Snape, a Deatheater.

justcarol67 justcarol67 at yahoo.com
Sun Jan 21 21:09:31 UTC 2007


No: HPFGUIDX 164018

Nikkalmati

Nikkalmati wrote:
<big snip>  

> The purpose was to get in with Draco; there were no terrible easily
forseeable consequences to what he thought he was going to promise; (I
agree  with Carol that once the process was started, he could not
refuse or stop, or if  he did, he, or even he and Narcissa, could die
at once.)  I don't know how  long it took him to figure it out, but I
don't think he had when he agreed to  take the UV and clasped
Narcissa's hand.
>  
> Nikkalmati (maybe I'm wrong, but I think it is a viable theory; if
he knew, for me, DDM goes out the window)

Carol responds:
First, a clarification. I'm only speculating that once the process
started, he couldn't get out of it. There may be other reasons, as
well, why he chose to accept the unanticapated third provision. He may
have been under orders from DD to keep his cover and/or protect Draco
at all costs, and if he knew Draco's mission (the killing part, not
the Vanishing Cabinet part) he must have thought, given Dumbledore's
power, that the risk to himself was greater than that to Dumbledore.
He may have believed, too, that together they could keep the vow from
being activated simply by preventing Draco from getting anywhere near
Dumbledore.

When Narcissa asks Snape to take the UV to help and protect Draco, he
certainly interprets "help" differently from Narcissa. "Help" actually
means thwarting him, as we see by his later putting Crabbe and Goyle
in detention. Fortunately, the UV as actually worded doesn't ask him
to help Draco at all, only to watch over him and protect him. He can
have only one motive for taking that vow, and that's to protect Draco
from the only person who is actually endangering him at that time,
Voldemort--at the risk of his own life. And he does that willingly,
perhaps because he's used to risking his life and intends to protect
Draco, anyway. (Having Bella as the binder implicates her in the
process--Narcissa and Snape can take the vow undermining one of LV's
objectives while still supporting the other one--or so he wants Bella
to think.) IMO, agreeing to take the vow in the first place reflects
the extent of his commitment to Dumbledore and his opposition to the
Dark Lord. No one but Snape is endangered by those first two
provisions. The third one, I realize, is tricky, but I think that the
hand twitch indicates that he knows what he's getting into, knows the
risk he's taking. But the motive to protect Draco and keep him from
killing or being killed is still there, as is the wish to keep
Bellatrix and Narcissa from discovering his true loyalties. And, as
you said, he may be unable to get out of it once he's bound by the
first two ropes of fire. The imagery is sinister and hellish. I was
terrified for Snape after reading that chapter. "Spinner's End"? I
thought it meant that Snape himself would die.
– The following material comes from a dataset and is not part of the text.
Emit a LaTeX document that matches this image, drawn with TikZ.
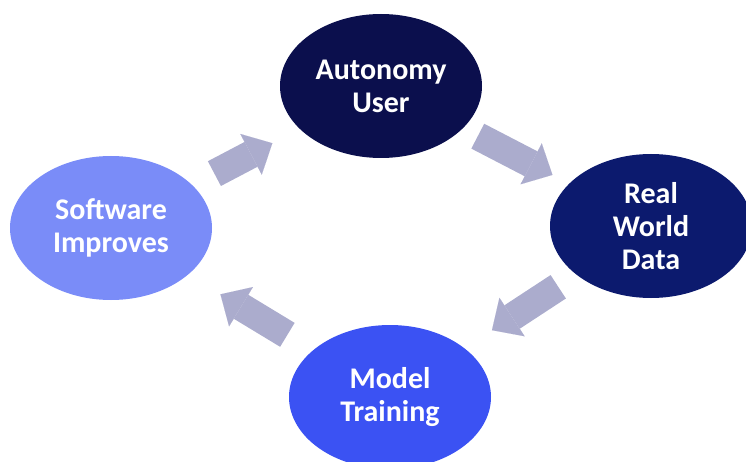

At any rate, it's still perfectly possible, in my view, for Snape to
agree to protect and "help" (watch over or even thwart) Draco. He's
not, after all, agreeing to help him fix the Vanishing Cabinet, which
he doesn't even know about, and he certainly intends to find out
exactly what Draco's plans are if he can. (Teenage boys being what
they are, that would not be an easy mission.) But once he'd either
been forced into accepting the third provision or chosen to accept it
as a calculated risk (more to himself than the powerful DD, he would
think), the only thing left to do was to report the entire incident to
Dumbledore and work out some sort of contingency plan, beginning with
watching over and interrogating Draco, the second of which he finally
managed at Christmas. As I said in another post, I think he and DD
knew virtually everything, maybe even that Rosmerta was Draco's
accomplice in Hogsmeade (as indicated by Katie's receiving the cursed
necklace in her ladies' restroom and by the poisoned mead also being
hers). 

The only thing they didn't know was that Draco would actually succeed
in getting DEs into Hogwarts via the Vanishing Cabinet. And, of
course, they couldn't have anticipated a helpless, wandless, and dying
Dumbledore on the tower. His condition made his death inevitable,
either from the poison or from the DEs. Only Snape, by keeping the UV,
could get his body off the tower, preventing Greyback from having him
for afters, snatch up Draco before they harmed him, and get the DEs to
follow him before Harry (whom Snape would have known from the brooms
was hiding under the Invisibility Cloak) came rushing out to fight the
DEs.

Anyway, I disagree that DDM!Snape is only possible if Snape didn't
know what he was agreeing to do. Trapped!Snape, caught in the fiery
ropes of the unanticipated third provision, is another possibility,
especially if the DADA curse fell into place at just that moment
(Slughorn's acceptance of the Potions position on what appears to be
the same night would make Snape the DADA teacher, whether he knew it
or not). But even if he could somehow have escaped from Bella
(standing over him with a wand as he knelt at her feet), Narcissa
(desperate enough by her own admission to do anything to protect her
son), and the vow itself (his wand hand was bound in ropes of fire),
and refusal to take the third provision could have been interpreted as
breaking the vow), he still could have chosen to agree to that last
provision as a calculated risk, accepting the huge danger to himself
and hoping to prevent the danger to either Draco or Dumbledore.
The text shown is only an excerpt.